On the Existence of Retransmission Permutation Arrays

TL;DR

This paper proves the existence of retransmission permutation arrays with specific corner coverage properties for all sizes, including Latin variants, which are useful in overlapping channel transmission applications.

Contribution

It establishes the existence of all four types of RPAs and Latin RPAs for every positive integer size, filling a theoretical gap in combinatorial design theory.

Findings

Existence of type-1,2,3,4 RPAs for all n

Existence of type-1,2 Latin RPAs for all n

Theoretical foundation for applications in overlapping channels

Abstract

We investigate retransmission permutation arrays (RPAs) that are motivated by applications in overlapping channel transmissions.
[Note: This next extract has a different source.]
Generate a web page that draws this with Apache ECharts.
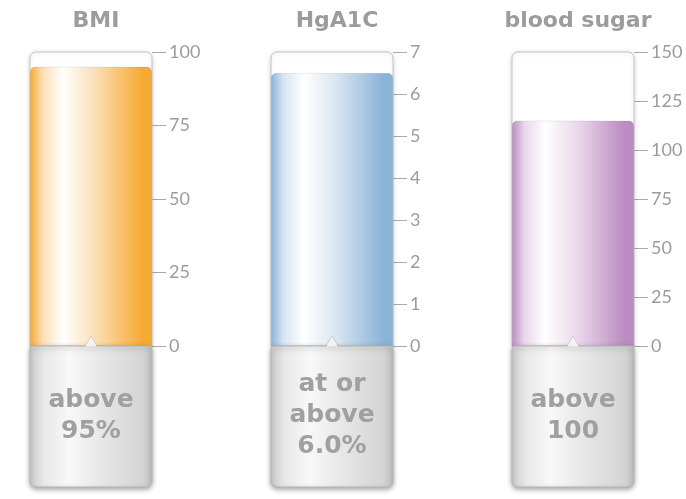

An RPA is an $n\times n$ array in which each row is a permutation of ${1, ..., n}$, and for $1\leq i\leq n$, all $n$ symbols occur in each $i\times\lceil\frac{n}{i}\rceil$ rectangle in specified corners of the array. The array has types 1, 2, 3 and 4 if the stated property holds in the top left, top right, bottom left and bottom right corners, respectively. It is called latin if it is a latin square. We show that for all positive integers $n$, there exists a type-$1,2,3,4$ $\RPA(n)$ and a type-1,2 latin $\RPA(n)$.